■ The exercise
Copy everything in the data below exactly except the pictures.

start

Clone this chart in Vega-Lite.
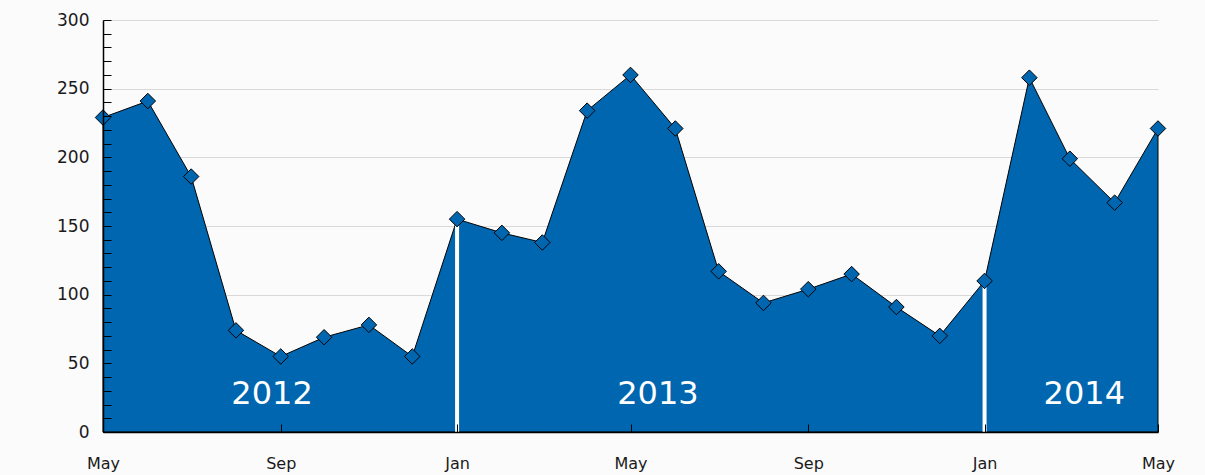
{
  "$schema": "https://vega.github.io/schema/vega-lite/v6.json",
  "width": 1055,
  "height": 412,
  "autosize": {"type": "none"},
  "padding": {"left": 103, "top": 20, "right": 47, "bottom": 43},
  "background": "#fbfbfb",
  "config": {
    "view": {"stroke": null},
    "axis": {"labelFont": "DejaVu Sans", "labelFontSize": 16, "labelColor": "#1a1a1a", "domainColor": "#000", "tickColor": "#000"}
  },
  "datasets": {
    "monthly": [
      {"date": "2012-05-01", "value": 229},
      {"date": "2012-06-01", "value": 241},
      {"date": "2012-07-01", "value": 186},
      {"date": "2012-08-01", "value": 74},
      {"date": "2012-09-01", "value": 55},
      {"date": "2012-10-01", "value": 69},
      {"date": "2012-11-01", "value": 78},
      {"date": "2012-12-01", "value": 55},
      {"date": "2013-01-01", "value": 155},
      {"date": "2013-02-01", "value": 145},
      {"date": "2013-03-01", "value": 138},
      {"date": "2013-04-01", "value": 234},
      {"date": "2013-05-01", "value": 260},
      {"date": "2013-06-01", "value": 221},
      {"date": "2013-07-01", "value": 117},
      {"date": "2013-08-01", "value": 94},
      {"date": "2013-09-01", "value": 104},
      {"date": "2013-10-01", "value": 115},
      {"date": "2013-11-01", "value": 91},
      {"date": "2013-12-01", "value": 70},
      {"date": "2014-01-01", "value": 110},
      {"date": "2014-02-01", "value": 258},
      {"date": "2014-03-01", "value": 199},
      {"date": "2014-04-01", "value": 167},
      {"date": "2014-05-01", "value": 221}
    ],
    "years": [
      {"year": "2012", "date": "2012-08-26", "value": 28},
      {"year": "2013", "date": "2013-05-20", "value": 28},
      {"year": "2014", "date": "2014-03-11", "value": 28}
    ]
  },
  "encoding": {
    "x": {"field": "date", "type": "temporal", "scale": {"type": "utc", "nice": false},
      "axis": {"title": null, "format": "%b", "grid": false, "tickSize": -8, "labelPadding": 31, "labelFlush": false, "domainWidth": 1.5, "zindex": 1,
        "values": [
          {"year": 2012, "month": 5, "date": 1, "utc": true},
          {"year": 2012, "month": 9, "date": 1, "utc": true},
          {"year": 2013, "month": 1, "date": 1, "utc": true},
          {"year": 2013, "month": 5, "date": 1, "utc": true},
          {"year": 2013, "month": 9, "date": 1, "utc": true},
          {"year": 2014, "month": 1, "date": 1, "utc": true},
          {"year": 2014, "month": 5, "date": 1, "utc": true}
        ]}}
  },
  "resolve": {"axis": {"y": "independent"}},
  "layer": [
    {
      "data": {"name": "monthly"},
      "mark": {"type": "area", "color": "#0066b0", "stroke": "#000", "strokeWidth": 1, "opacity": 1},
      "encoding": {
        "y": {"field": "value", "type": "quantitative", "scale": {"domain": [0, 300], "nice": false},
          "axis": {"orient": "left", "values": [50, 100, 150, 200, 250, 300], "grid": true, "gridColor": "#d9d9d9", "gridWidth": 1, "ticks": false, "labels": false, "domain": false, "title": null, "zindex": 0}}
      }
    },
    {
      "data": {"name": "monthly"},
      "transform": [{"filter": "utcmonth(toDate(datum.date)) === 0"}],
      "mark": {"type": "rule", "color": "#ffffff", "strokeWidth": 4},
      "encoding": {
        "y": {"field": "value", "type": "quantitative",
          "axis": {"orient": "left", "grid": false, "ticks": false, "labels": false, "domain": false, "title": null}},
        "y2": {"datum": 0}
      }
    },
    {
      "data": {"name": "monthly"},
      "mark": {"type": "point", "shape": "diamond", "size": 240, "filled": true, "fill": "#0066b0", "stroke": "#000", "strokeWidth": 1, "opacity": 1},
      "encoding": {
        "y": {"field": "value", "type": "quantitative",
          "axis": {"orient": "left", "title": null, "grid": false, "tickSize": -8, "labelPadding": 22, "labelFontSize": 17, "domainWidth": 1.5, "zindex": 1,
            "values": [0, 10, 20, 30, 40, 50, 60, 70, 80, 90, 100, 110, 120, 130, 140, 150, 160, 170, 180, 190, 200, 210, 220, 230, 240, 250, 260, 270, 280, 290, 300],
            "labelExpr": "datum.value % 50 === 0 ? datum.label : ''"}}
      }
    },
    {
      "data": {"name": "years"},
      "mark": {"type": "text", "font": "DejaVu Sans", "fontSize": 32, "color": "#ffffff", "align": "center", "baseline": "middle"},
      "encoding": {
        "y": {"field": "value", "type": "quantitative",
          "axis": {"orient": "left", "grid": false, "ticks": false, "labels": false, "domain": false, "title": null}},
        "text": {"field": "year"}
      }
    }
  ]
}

end

■ Exercise answer
Clone this chart in Vega-Lite.
{
  "$schema": "https://vega.github.io/schema/vega-lite/v6.json",
  "width": 1055,
  "height": 412,
  "autosize": {"type": "none"},
  "padding": {"left": 103, "top": 20, "right": 47, "bottom": 43},
  "background": "#fbfbfb",
  "config": {
    "view": {"stroke": null},
    "axis": {"labelFont": "DejaVu Sans", "labelFontSize": 16, "labelColor": "#1a1a1a", "domainColor": "#000", "tickColor": "#000"}
  },
  "datasets": {
    "monthly": [
      {"date": "2012-05-01", "value": 229},
      {"date": "2012-06-01", "value": 241},
      {"date": "2012-07-01", "value": 186},
      {"date": "2012-08-01", "value": 74},
      {"date": "2012-09-01", "value": 55},
      {"date": "2012-10-01", "value": 69},
      {"date": "2012-11-01", "value": 78},
      {"date": "2012-12-01", "value": 55},
      {"date": "2013-01-01", "value": 155},
      {"date": "2013-02-01", "value": 145},
      {"date": "2013-03-01", "value": 138},
      {"date": "2013-04-01", "value": 234},
      {"date": "2013-05-01", "value": 260},
      {"date": "2013-06-01", "value": 221},
      {"date": "2013-07-01", "value": 117},
      {"date": "2013-08-01", "value": 94},
      {"date": "2013-09-01", "value": 104},
      {"date": "2013-10-01", "value": 115},
      {"date": "2013-11-01", "value": 91},
      {"date": "2013-12-01", "value": 70},
      {"date": "2014-01-01", "value": 110},
      {"date": "2014-02-01", "value": 258},
      {"date": "2014-03-01", "value": 199},
      {"date": "2014-04-01", "value": 167},
      {"date": "2014-05-01", "value": 221}
    ],
    "years": [
      {"year": "2012", "date": "2012-08-26", "value": 28},
      {"year": "2013", "date": "2013-05-20", "value": 28},
      {"year": "2014", "date": "2014-03-11", "value": 28}
    ]
  },
  "encoding": {
    "x": {"field": "date", "type": "temporal", "scale": {"type": "utc", "nice": false},
      "axis": {"title": null, "format": "%b", "grid": false, "tickSize": -8, "labelPadding": 31, "labelFlush": false, "domainWidth": 1.5, "zindex": 1,
        "values": [
          {"year": 2012, "month": 5, "date": 1, "utc": true},
          {"year": 2012, "month": 9, "date": 1, "utc": true},
          {"year": 2013, "month": 1, "date": 1, "utc": true},
          {"year": 2013, "month": 5, "date": 1, "utc": true},
          {"year": 2013, "month": 9, "date": 1, "utc": true},
          {"year": 2014, "month": 1, "date": 1, "utc": true},
          {"year": 2014, "month": 5, "date": 1, "utc": true}
        ]}}
  },
  "resolve": {"axis": {"y": "independent"}},
  "layer": [
    {
      "data": {"name": "monthly"},
      "mark": {"type": "area", "color": "#0066b0", "stroke": "#000", "strokeWidth": 1, "opacity": 1},
      "encoding": {
        "y": {"field": "value", "type": "quantitative", "scale": {"domain": [0, 300], "nice": false},
          "axis": {"orient": "left", "values": [50, 100, 150, 200, 250, 300], "grid": true, "gridColor": "#d9d9d9", "gridWidth": 1, "ticks": false, "labels": false, "domain": false, "title": null, "zindex": 0}}
      }
    },
    {
      "data": {"name": "monthly"},
      "transform": [{"filter": "utcmonth(toDate(datum.date)) === 0"}],
      "mark": {"type": "rule", "color": "#ffffff", "strokeWidth": 4},
      "encoding": {
        "y": {"field": "value", "type": "quantitative",
          "axis": {"orient": "left", "grid": false, "ticks": false, "labels": false, "domain": false, "title": null}},
        "y2": {"datum": 0}
      }
    },
    {
      "data": {"name": "monthly"},
      "mark": {"type": "point", "shape": "diamond", "size": 240, "filled": true, "fill": "#0066b0", "stroke": "#000", "strokeWidth": 1, "opacity": 1},
      "encoding": {
        "y": {"field": "value", "type": "quantitative",
          "axis": {"orient": "left", "title": null, "grid": false, "tickSize": -8, "labelPadding": 22, "labelFontSize": 17, "domainWidth": 1.5, "zindex": 1,
            "values": [0, 10, 20, 30, 40, 50, 60, 70, 80, 90, 100, 110, 120, 130, 140, 150, 160, 170, 180, 190, 200, 210, 220, 230, 240, 250, 260, 270, 280, 290, 300],
            "labelExpr": "datum.value % 50 === 0 ? datum.label : ''"}}
      }
    },
    {
      "data": {"name": "years"},
      "mark": {"type": "text", "font": "DejaVu Sans", "fontSize": 32, "color": "#ffffff", "align": "center", "baseline": "middle"},
      "encoding": {
        "y": {"field": "value", "type": "quantitative",
          "axis": {"orient": "left", "grid": false, "ticks": false, "labels": false, "domain": false, "title": null}},
        "text": {"field": "year"}
      }
    }
  ]
}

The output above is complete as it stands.